___ LISTING

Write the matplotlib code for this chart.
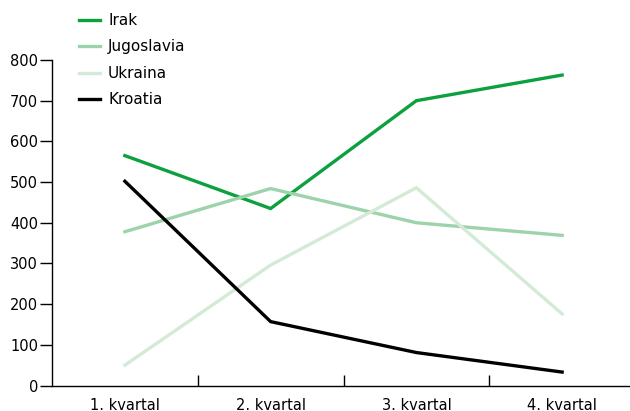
import matplotlib
matplotlib.use("Agg")
import matplotlib.pyplot as plt
from matplotlib.ticker import FixedLocator

# quarterly values per country
quarters = ['1. kvartal', '2. kvartal', '3. kvartal', '4. kvartal']
irak = [565, 435, 700, 763]
jugoslavia = [378, 484, 400, 369]
ukraina = [50, 296, 486, 176]
kroatia = [502, 157, 81, 33]

series = [
    ('Irak', irak, '#0ca03e'),
    ('Jugoslavia', jugoslavia, '#9dd3ab'),
    ('Ukraina', ukraina, '#d3ebd6'),
    ('Kroatia', kroatia, '#000000'),
]

plt.rcParams['font.family'] = ['DejaVu Sans']

fig = plt.figure(figsize=(6.3, 4.11), dpi=100)
ax = fig.add_axes([52 / 630, 25.5 / 411, 583 / 630, 325.5 / 411])

x = range(len(quarters))
for name, vals, col in series:
    ax.plot(x, vals, color=col, lw=2.4, label=name, solid_joinstyle='miter')

ax.set_xlim(-0.5, len(quarters) - 0.5)
ax.set_ylim(0, 800)
ax.set_yticks(range(0, 801, 100))
ax.set_xticks(list(x))
ax.set_xticklabels(quarters)
ax.xaxis.set_minor_locator(FixedLocator([0.5, 1.5, 2.5]))

ax.tick_params(axis='x', which='major', length=0, pad=9, labelsize=10.5)
ax.tick_params(axis='x', which='minor', direction='in', length=8, width=1)
ax.tick_params(axis='y', direction='out', length=9, width=1, pad=1, labelsize=10.5)

for side in ['top', 'right']:
    ax.spines[side].set_visible(False)
for side in ['left', 'bottom']:
    ax.spines[side].set_linewidth(1)

leg = ax.legend(loc='upper left', bbox_to_anchor=(79 / 630, 1 - 13 / 411),
                bbox_transform=fig.transFigure, frameon=False, fontsize=11,
                handlelength=1.4, handletextpad=0.5, labelspacing=0.75,
                borderpad=0, borderaxespad=0)

fig.savefig('out.png', dpi=100)
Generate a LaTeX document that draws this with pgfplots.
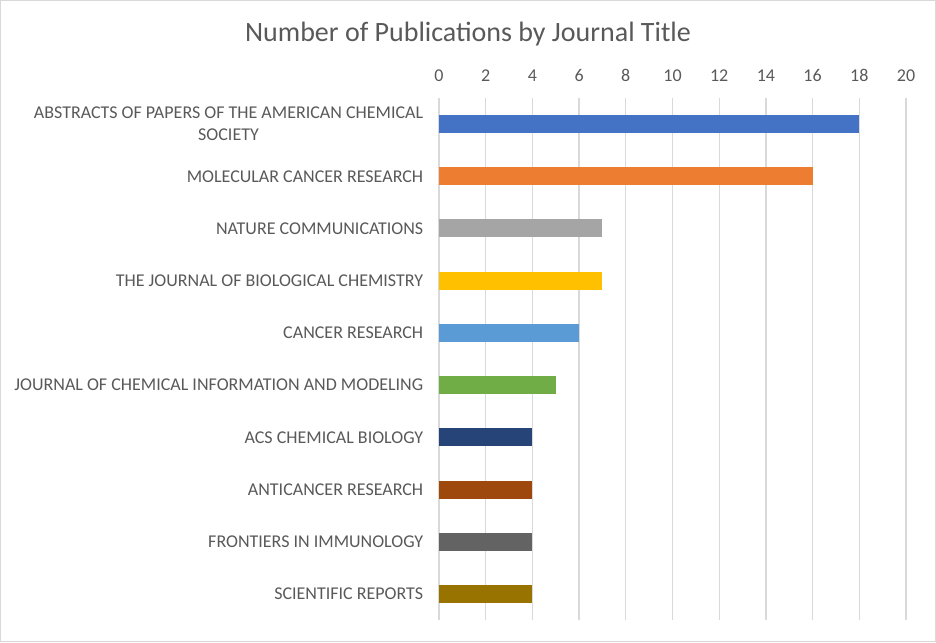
\documentclass[border=0pt]{standalone}
\usepackage{pgfplots}
\pgfplotsset{compat=1.18}
\usepackage{fontspec}
\setmainfont{Carlito}
\definecolor{txt}{HTML}{595959}
\definecolor{gridc}{HTML}{D9D9D9}
\definecolor{c1}{HTML}{4472C4}
\definecolor{c2}{HTML}{ED7D31}
\definecolor{c3}{HTML}{A5A5A5}
\definecolor{c4}{HTML}{FFC000}
\definecolor{c5}{HTML}{5B9BD5}
\definecolor{c6}{HTML}{70AD47}
\definecolor{c7}{HTML}{264478}
\definecolor{c8}{HTML}{9E480E}
\definecolor{c9}{HTML}{636363}
\definecolor{c10}{HTML}{997300}
\begin{document}
\begin{tikzpicture}[x=1pt,y=1pt]
  % page frame, 1pt = 1px of the reference
  \draw[gridc, line width=1pt] (0.5,0.5) rectangle (935.5,641.5);
  \node[txt, font=\fontsize{28}{32}\selectfont] at (468,608) {Number of Publications by Journal Title};
  \begin{axis}[
    at={(439pt,22pt)}, anchor=south west,
    width=467pt, height=522pt, scale only axis,
    xmin=0, xmax=20, ymin=-0.5, ymax=9.5, y dir=reverse,
    xtick={0,2,...,20}, ytick={0,...,9},
    yticklabels={{ABSTRACTS OF PAPERS OF THE AMERICAN CHEMICAL\\SOCIETY},
      MOLECULAR CANCER RESEARCH, NATURE COMMUNICATIONS,
      THE JOURNAL OF BIOLOGICAL CHEMISTRY, CANCER RESEARCH,
      JOURNAL OF CHEMICAL INFORMATION AND MODELING, ACS CHEMICAL BIOLOGY,
      ANTICANCER RESEARCH, FRONTIERS IN IMMUNOLOGY, SCIENTIFIC REPORTS},
    xticklabel pos=top,
    axis line style={draw=none}, major tick style={draw=none},
    xmajorgrids, grid style={gridc, line width=1.3pt},
    /pgf/number format/assume math mode=true,
    xticklabel style={txt, font=\fontsize{18}{21}\selectfont, yshift=13pt},
    yticklabel style={txt, font=\fontsize{18}{22}\selectfont, align=center, xshift=-8pt},
    xbar, bar width=18pt, bar shift=0pt,
    every axis plot/.append style={draw=none},
  ]
    \addplot[fill=c1] coordinates {(18,0)};
    \addplot[fill=c2] coordinates {(16,1)};
    \addplot[fill=c3] coordinates {(7,2)};
    \addplot[fill=c4] coordinates {(7,3)};
    \addplot[fill=c5] coordinates {(6,4)};
    \addplot[fill=c6] coordinates {(5,5)};
    \addplot[fill=c7] coordinates {(4,6)};
    \addplot[fill=c8] coordinates {(4,7)};
    \addplot[fill=c9] coordinates {(4,8)};
    \addplot[fill=c10] coordinates {(4,9)};
  \end{axis}
\end{tikzpicture}
\end{document}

______

Repeat every record above exactly, but leave out any pictures.

◆ WRITTEN REPLY:
Write the matplotlib code for this chart.
import matplotlib
matplotlib.use("Agg")
import matplotlib.pyplot as plt
from matplotlib.ticker import FixedLocator

# quarterly values per country
quarters = ['1. kvartal', '2. kvartal', '3. kvartal', '4. kvartal']
irak = [565, 435, 700, 763]
jugoslavia = [378, 484, 400, 369]
ukraina = [50, 296, 486, 176]
kroatia = [502, 157, 81, 33]

series = [
    ('Irak', irak, '#0ca03e'),
    ('Jugoslavia', jugoslavia, '#9dd3ab'),
    ('Ukraina', ukraina, '#d3ebd6'),
    ('Kroatia', kroatia, '#000000'),
]

plt.rcParams['font.family'] = ['DejaVu Sans']

fig = plt.figure(figsize=(6.3, 4.11), dpi=100)
ax = fig.add_axes([52 / 630, 25.5 / 411, 583 / 630, 325.5 / 411])

x = range(len(quarters))
for name, vals, col in series:
    ax.plot(x, vals, color=col, lw=2.4, label=name, solid_joinstyle='miter')

ax.set_xlim(-0.5, len(quarters) - 0.5)
ax.set_ylim(0, 800)
ax.set_yticks(range(0, 801, 100))
ax.set_xticks(list(x))
ax.set_xticklabels(quarters)
ax.xaxis.set_minor_locator(FixedLocator([0.5, 1.5, 2.5]))

ax.tick_params(axis='x', which='major', length=0, pad=9, labelsize=10.5)
ax.tick_params(axis='x', which='minor', direction='in', length=8, width=1)
ax.tick_params(axis='y', direction='out', length=9, width=1, pad=1, labelsize=10.5)

for side in ['top', 'right']:
    ax.spines[side].set_visible(False)
for side in ['left', 'bottom']:
    ax.spines[side].set_linewidth(1)

leg = ax.legend(loc='upper left', bbox_to_anchor=(79 / 630, 1 - 13 / 411),
                bbox_transform=fig.transFigure, frameon=False, fontsize=11,
                handlelength=1.4, handletextpad=0.5, labelspacing=0.75,
                borderpad=0, borderaxespad=0)

fig.savefig('out.png', dpi=100)
Generate a LaTeX document that draws this with pgfplots.
\documentclass[border=0pt]{standalone}
\usepackage{pgfplots}
\pgfplotsset{compat=1.18}
\usepackage{fontspec}
\setmainfont{Carlito}
\definecolor{txt}{HTML}{595959}
\definecolor{gridc}{HTML}{D9D9D9}
\definecolor{c1}{HTML}{4472C4}
\definecolor{c2}{HTML}{ED7D31}
\definecolor{c3}{HTML}{A5A5A5}
\definecolor{c4}{HTML}{FFC000}
\definecolor{c5}{HTML}{5B9BD5}
\definecolor{c6}{HTML}{70AD47}
\definecolor{c7}{HTML}{264478}
\definecolor{c8}{HTML}{9E480E}
\definecolor{c9}{HTML}{636363}
\definecolor{c10}{HTML}{997300}
\begin{document}
\begin{tikzpicture}[x=1pt,y=1pt]
  % page frame, 1pt = 1px of the reference
  \draw[gridc, line width=1pt] (0.5,0.5) rectangle (935.5,641.5);
  \node[txt, font=\fontsize{28}{32}\selectfont] at (468,608) {Number of Publications by Journal Title};
  \begin{axis}[
    at={(439pt,22pt)}, anchor=south west,
    width=467pt, height=522pt, scale only axis,
    xmin=0, xmax=20, ymin=-0.5, ymax=9.5, y dir=reverse,
    xtick={0,2,...,20}, ytick={0,...,9},
    yticklabels={{ABSTRACTS OF PAPERS OF THE AMERICAN CHEMICAL\\SOCIETY},
      MOLECULAR CANCER RESEARCH, NATURE COMMUNICATIONS,
      THE JOURNAL OF BIOLOGICAL CHEMISTRY, CANCER RESEARCH,
      JOURNAL OF CHEMICAL INFORMATION AND MODELING, ACS CHEMICAL BIOLOGY,
      ANTICANCER RESEARCH, FRONTIERS IN IMMUNOLOGY, SCIENTIFIC REPORTS},
    xticklabel pos=top,
    axis line style={draw=none}, major tick style={draw=none},
    xmajorgrids, grid style={gridc, line width=1.3pt},
    /pgf/number format/assume math mode=true,
    xticklabel style={txt, font=\fontsize{18}{21}\selectfont, yshift=13pt},
    yticklabel style={txt, font=\fontsize{18}{22}\selectfont, align=center, xshift=-8pt},
    xbar, bar width=18pt, bar shift=0pt,
    every axis plot/.append style={draw=none},
  ]
    \addplot[fill=c1] coordinates {(18,0)};
    \addplot[fill=c2] coordinates {(16,1)};
    \addplot[fill=c3] coordinates {(7,2)};
    \addplot[fill=c4] coordinates {(7,3)};
    \addplot[fill=c5] coordinates {(6,4)};
    \addplot[fill=c6] coordinates {(5,5)};
    \addplot[fill=c7] coordinates {(4,6)};
    \addplot[fill=c8] coordinates {(4,7)};
    \addplot[fill=c9] coordinates {(4,8)};
    \addplot[fill=c10] coordinates {(4,9)};
  \end{axis}
\end{tikzpicture}
\end{document}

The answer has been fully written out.